▶ PROBLEM TO SOLVE: Everything from the first line down to the line containing "features = np.arange(1, 35)" should be reproduced exactly; please include nothing else.

####

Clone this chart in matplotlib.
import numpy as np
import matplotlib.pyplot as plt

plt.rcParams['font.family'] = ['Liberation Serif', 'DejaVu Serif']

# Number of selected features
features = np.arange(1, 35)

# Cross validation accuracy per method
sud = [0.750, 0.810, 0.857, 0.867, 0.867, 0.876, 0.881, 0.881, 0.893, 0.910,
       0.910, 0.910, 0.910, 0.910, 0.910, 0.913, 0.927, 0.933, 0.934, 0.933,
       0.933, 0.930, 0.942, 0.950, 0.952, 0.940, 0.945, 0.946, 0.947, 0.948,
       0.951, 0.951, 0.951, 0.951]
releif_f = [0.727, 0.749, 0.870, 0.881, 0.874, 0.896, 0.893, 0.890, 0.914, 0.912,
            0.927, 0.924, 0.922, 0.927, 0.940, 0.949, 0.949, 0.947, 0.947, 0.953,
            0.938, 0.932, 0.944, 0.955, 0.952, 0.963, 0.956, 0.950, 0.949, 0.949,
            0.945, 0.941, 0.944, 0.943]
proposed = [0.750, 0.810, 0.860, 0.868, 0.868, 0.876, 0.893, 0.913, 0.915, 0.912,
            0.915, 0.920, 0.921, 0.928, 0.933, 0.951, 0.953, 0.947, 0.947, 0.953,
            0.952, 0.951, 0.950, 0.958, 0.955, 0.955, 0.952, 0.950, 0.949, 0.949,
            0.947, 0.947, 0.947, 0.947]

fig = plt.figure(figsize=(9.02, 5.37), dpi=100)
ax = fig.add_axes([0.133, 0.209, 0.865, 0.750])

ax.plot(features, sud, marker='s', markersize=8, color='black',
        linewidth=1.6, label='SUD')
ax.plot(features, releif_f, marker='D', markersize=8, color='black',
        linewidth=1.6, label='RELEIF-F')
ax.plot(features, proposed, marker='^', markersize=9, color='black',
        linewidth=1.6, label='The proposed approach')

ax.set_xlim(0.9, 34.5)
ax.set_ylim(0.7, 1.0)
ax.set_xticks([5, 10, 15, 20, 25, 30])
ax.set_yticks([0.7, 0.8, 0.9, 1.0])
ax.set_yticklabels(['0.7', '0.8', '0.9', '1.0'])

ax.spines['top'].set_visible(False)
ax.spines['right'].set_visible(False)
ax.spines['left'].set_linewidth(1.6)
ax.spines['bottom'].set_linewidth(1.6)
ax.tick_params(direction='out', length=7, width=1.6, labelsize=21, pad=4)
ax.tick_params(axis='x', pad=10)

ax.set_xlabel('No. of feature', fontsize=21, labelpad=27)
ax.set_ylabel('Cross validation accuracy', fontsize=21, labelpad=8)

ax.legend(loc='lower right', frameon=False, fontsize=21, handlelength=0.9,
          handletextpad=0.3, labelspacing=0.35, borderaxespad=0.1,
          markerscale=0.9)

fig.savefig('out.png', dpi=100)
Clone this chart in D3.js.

####

▶ WRITTEN SOLUTION:
Clone this chart in matplotlib.
import numpy as np
import matplotlib.pyplot as plt

plt.rcParams['font.family'] = ['Liberation Serif', 'DejaVu Serif']

# Number of selected features
features = np.arange(1, 35)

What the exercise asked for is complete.